Jason Blair: Modest Growth In Pilot Population

Cost is a big factor. When I did my Private in 1979, the median US income was $16,500. I was renting a Grumman Tiger for $30 per hour, plus $8 or $9 per hour for the instructor. So a 40 hour course would be about $1400. Or 8.5% of an average annual income. I started in the spring of my senior year in college and continued and finished while working. It was a stretch, but doable.

In 2021, the average annual income is $60,000, but locally a Cessna 172 is $154 per hour, with the instructor being $45 per hour (IIRC). So that same 40 hours would cost $7000 or almost 12% of annual income. So flying costs 50% more, based on income versus 40 years ago.

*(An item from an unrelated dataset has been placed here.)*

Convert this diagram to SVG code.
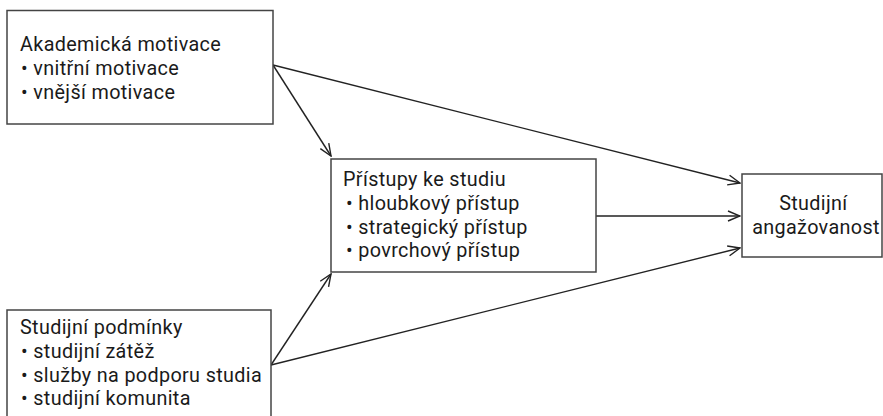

And flying was not cheap in 1979.

Also, when was the last time you saw an ad about learning to fly in other than flying publications? What industry with direct contact/sales to the public does not advertise? Heck, companies that have no direct sales/contact with the public advertise. People have to come up with the idea and then try to find where to go to pursue flying. Heck, I have had people mention that they did not even know that there was an airport in my county, and there are 3.

Terry Carraway

FAA Inspectors To Certify Each 787

“Where do these inspectors magically appear from…?” would seem the obvious flaw in this grand plan. Ferreting out not just things like a bad rivet or two but actual design oversights such as the electrical bonding issue would take people with the sort of deep knowledge & experience needed to go well beyond merely checking off blocks on an inspection sheet. FAA’s decades-long devolution into just another giant government paperwork palace wouldn’t seem to offer much hope there is a cadre of such experts hiding somewhere within.

John W.

We can argue about whether this is 100% effective, but it’s a start. Boeing has relegated the FAA to spectators. There needs to be more oversight and it starts with getting closer to the manufacturing line. Boeing went off the rails a long time ago, some say since the MD acquisition. It was an amazing company, unrivaled in its ability to design and produce the best products in the world. Today it is a “lowest-cost producer” and proven itself untrustworthy. I’d like to see the old Boeing back.

Jim Kabrajee

2021 Collier Finalists Announced

All eight projects are laudable achievements, but if the Collier judges factor degree-of-difficulty into the score, the continued success of the Ingenuity team’s little helicopter is the obvious winner. That it worked at all was a massive success; that it survived a year of Martian dust storms and is about to fly its 20th mission on a planet 180 million miles from Earth, THAT is the “greatest achievement of the year”. Maybe the decade.